Guest: Jehmu Greene, President, Rock The Vote These days, it’s a given that there are elements of truth and fiction on both sides of any issue. Campaigns often exploit these ambiguities both to idealize their candidates and lampoon their opponents. But this is not the kind of debate the people of America, and especially the young people of America, need or want.

Young voters (18-30 years old) aren’t as set in their ways politically as older voters. They are not committing to political parties the way they are committing to the issues at stake in this election. Young voters are far more likely than other demographics to change sides based on the ideals and visions that the candidates present. They want the candidates to show them the big picture and how it affects them, not isolated statistics and sound bytes. And they know the difference. Young voters want and deserve to hear the good, bad, and the ugly; after all, they will have to live and work with the repercussions of today’s choices.

What the debates are lacking in candor, they make up for in factoids of questionable veracity.
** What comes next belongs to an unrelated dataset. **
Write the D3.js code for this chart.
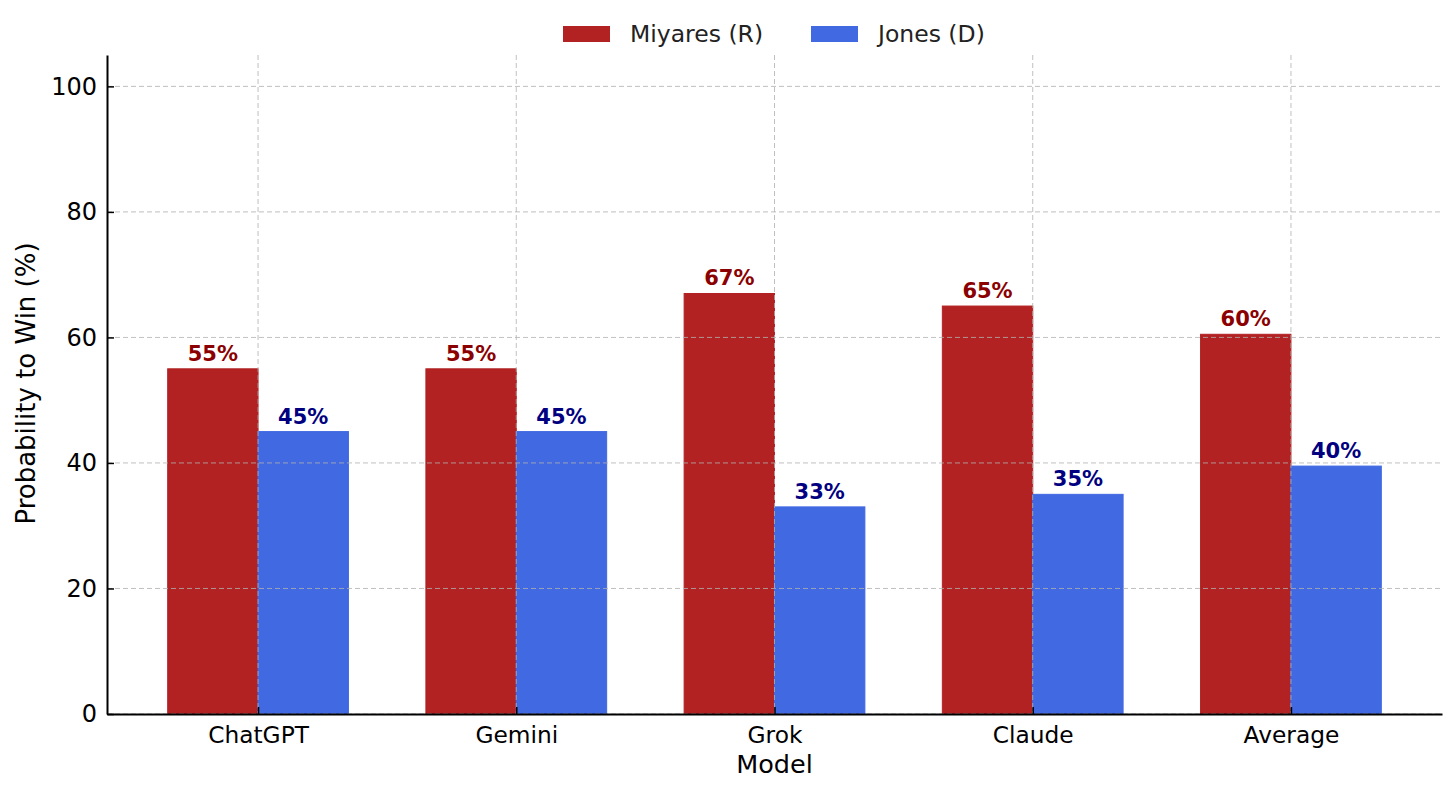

Young voters probably didn’t buy it when Vice President Cheney said he’d never met Senator Edwards, and Edwards missed an opportunity to present a verifiable truth and question the Vice President’s motives in misrepresenting him. It was a significant moment for me, because while Cheney attempted to defame Edwards’ character, his work ethic, which could be a big-picture issue for young voters, he did it by transparently lying. Any weight his accusation could have had was negated by its speciousness, and we had yet another sound byte that failed to resonate.

When Edwards argued that 90% of coalition forces that have died in Iraq were American, Cheney responded that Iraqi forces constitute 50% of the dead. The debate of semantics that followed (does Iraq count as a member of the “coalition of the willing”?) obscured one indisputable truth that neither campaign seems to want to acknowledge: 80% of American troops in Iraq are under the age of 35. After Congress conducted a phony vote on the draft bill earlier in the day, neither candidate addressed the growing concern young Americans have about who is going to fight on the front lines in a war that has been described by Condoleezza Rice as lasting a lifetime.

These are the people fighting and dying in this war, and who are worried about being drafted. These are the people who are losing healthcare coverage at staggering rates, who are leaving college with a debt burden that approaches the size of that of the average American family. These are the people for whom the issues are everything, and these young people will turn out to vote. Whom they vote for depends entirely on who shows them the big picture, the clearest facts with the least spin, and with the respect this powerful, informed young electorate has earned this year.